Corkness can be said to one of the main engines of Irish sport over the years. Sonia O’Sullivan has written of being influenced by Marcus O’Sullivan’s blatant wearing of his Corkness, and O’Gara and others brought it first to Munster and then to Ireland. 

eamonn-coghlan-and-marcus-osullivan Marcus O'Sullivan leading Eamonn Coghlan. Billy Stickland / INPHO Billy Stickland / INPHO / INPHO

The origin story of the 2009 Grand Slam was Rob Kearney’s standing up to O’Gara at Carton House, as if a Munsterification of the national team was its last necessary step to glory. 

And an essential part of what drove Roy Keane was his belief that national team selections at all levels were biased toward those based and hailing from Dublin, which dated back to his own rejection for national U15 trials by the FAI. 

It is at this point we need to apologise to the Cork readers who have been enjoying this column so far – this phenomenon is not entirely unique to Cork. 
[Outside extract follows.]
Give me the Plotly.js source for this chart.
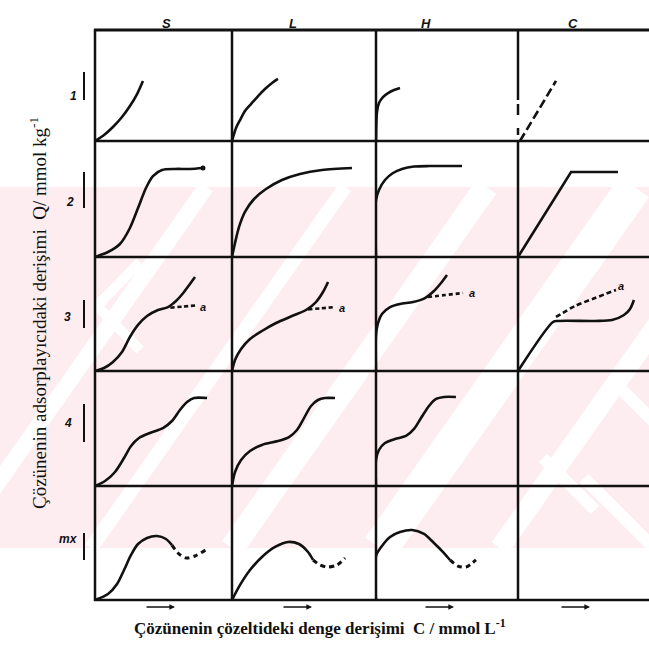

Their sporting edge is shared by many of the other second cities across Europe. Only 10 of the 28 winners of the Champions Cup are based in capital cities (we’re including Ulster here) and it’s a similar story in football, where capital cities account for 24 of the 68 winners of the Uefa Champions League. (Real Madrid’s 14 titles are doing a considerably amount of heavy lifting for the various establishments here.) There is something deep and sprawling at play here, and it would be rich terrain for sociologists to explore. All we can say is it is a powerful force, that Cork are Ireland’s best exponents of it, and Ronan O’Gara is one of Cork’s best exponents of it. 

O’Gara has proven himself to be a genius at framing and convincing his players to buy into a grander narrative, and this trip to Cork is just the latest.

Leinster be warned: there are Iliads to spun out of local rows.